Wednesday 29th. Mrs Honner has been so much indisposed with cold which blinded her that I have passed my leisure hours in her chamber & must now hasten this volume to a conclusion. Your letter came in a polite note from Mr Palmer3 stating that he had detained it because his partner was out of town. I seemed to have a thousand things to say still but must wind them up in my warm & affectionate wishes for happier succeeding years. We have had dreadful floods & constant rains, my favorite ^[lower]^ wood walk is destroyed. Our house thick as the walls are is penetrated by the constant wet. Tho’ I have a fire almost every evening in my chamber ^in^ one corner the paper is mildewing & loosening from the wall. Yet I certainly am much better than I was last winter & in particular more free from Rheumatism. I can easily account for better health in my greater freedom
for from anxiety of mind. I was then miserable about Eliza, and Mrs Hewitt &c was here. It is very silly but the moment company come into the house I grow low spirited, seem to be an unconnected dependant being & am always looking for neglects that I never meet with. More of this if you still incline to the experiment – And if so, Orlando must come to fetch ^you.^ Mr Honner could not sympathize with your timidity Passing & repassing the great Oceans as they have done the Bristol Channel is a mere fish pond to them & he wd be very likely to augur unfavorably of you from the apprehension. Mrs Honner wd not do that but to her it wd seem extraordinary. Always moving & shifting from station to station in India for the whole family have a sort of physical hardiness for such things – Mrs Hewitt the same. Journies of 4 & 600 miles are spoken of as no great efforts.

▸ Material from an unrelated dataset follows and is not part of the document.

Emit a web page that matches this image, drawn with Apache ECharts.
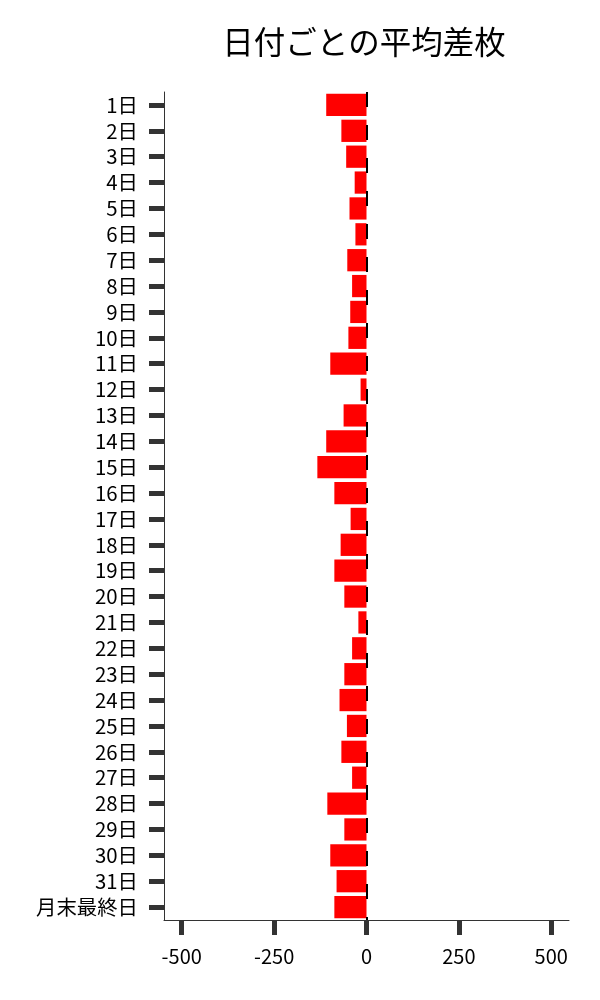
<!DOCTYPE html>
<html>
<head>
<meta charset="utf-8">
<script src="https://cdn.jsdelivr.net/npm/echarts@6/dist/echarts.min.js"></script>
<style>html,body{margin:0;padding:0;background:#fff}#c{width:600px;height:1000px}</style>
</head>
<body>
<div id="c"></div>
<script>
const categories = ['1日','2日','3日','4日','5日','6日','7日','8日','9日','10日','11日','12日','13日','14日','15日','16日','17日','18日','19日','20日','21日','22日','23日','24日','25日','26日','27日','28日','29日','30日','31日','月末最終日'];
const values = [-109,-68,-55,-32,-46,-30,-52,-39,-44,-49,-98,-16,-62,-109,-133,-87,-43,-70,-87,-60,-22,-39,-60,-73,-53,-68,-39,-106,-60,-98,-81,-87];
const xTicks = [-500,-250,0,250,500];
const titleText = '日付ごとの平均差枚';

const FONT = '"Noto Sans CJK JP", "Noto Sans", sans-serif';
const chart = echarts.init(document.getElementById('c'), null, {renderer: 'canvas'});
chart.setOption({
  backgroundColor: '#ffffff',
  animation: false,
  title: {
    text: titleText,
    left: 359, top: 21, textAlign: 'center',
    textStyle: {fontFamily: FONT, fontSize: 31.5, fontWeight: 'normal', color: '#000'}
  },
  grid: {left: 164, right: 31, top: 92, bottom: 80, containLabel: false},
  xAxis: {
    type: 'value', min: -548, max: 548,
    splitLine: {show: false},
    axisLine: {show: true, onZero: false, lineStyle: {color: '#333', width: 1}},
    axisTick: {show: true, length: 15, lineStyle: {color: '#333', width: 5}, customValues: xTicks},
    axisLabel: {margin: 26, fontFamily: FONT, fontSize: 20, color: '#000', customValues: xTicks}
  },
  yAxis: {
    type: 'category', data: categories, inverse: true,
    axisLine: {show: true, onZero: false, lineStyle: {color: '#333', width: 1}},
    axisTick: {show: true, alignWithLabel: true, interval: 0, length: 15, lineStyle: {color: '#333', width: 5}},
    axisLabel: {margin: 26, interval: 0, fontFamily: FONT, fontSize: 20.4, color: '#000'},
    splitLine: {show: false}
  },
  series: [{
    type: 'bar', data: values, barWidth: '86%',
    itemStyle: {color: '#ff0000'},
    markLine: {
      silent: true, symbol: 'none', label: {show: false},
      lineStyle: {color: '#000', width: 2, type: [15, 18], opacity: 1},
      data: [{xAxis: 0}]
    }
  }]
});
</script>
</body>
</html>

Orlando shd have written a scrap of thanks & affectionate wishes but Mr Honner in despight of the weather is making their Holliday very busy for them. Each day they have been out shooting or < > from light to dark & tomorrow they go out hunting. They have but a fortnight & I wd rather keep Orlando at home both because of a severe cough & because I shd like to give him other employments but Mr H— means it for pleasure & wd take my opposition ill. Besides the boys themselves are
too ^so^ much enchanted with joining in mannish sports that I think it injudicious to say a word. Orlando was delighted with parts of yr letter I read & of himself noticed your flow of spirits. I always point out parts of yr letters to read to Mrs Honner who admires you exceedingly.
Adieu my dear friend And believe
me ever affectionately yours
Address: For | Mrs M. Hays | to the care of T. Hays Esqr | Mill Street | Dock Head | Southwark
1 Fenwick Family Papers, Correspondence, 1798-1855, New York Historical Library; Wedd, Fate of the Fenwicks 148-54; a portion appears in Brooks, Correspondence 349.
2 Most likely one of Thomas Hays's daughters.
3 Nathaniel Palmer, a successful cornfactor who married Hays's niece, Joanna Dunkin, in 1798.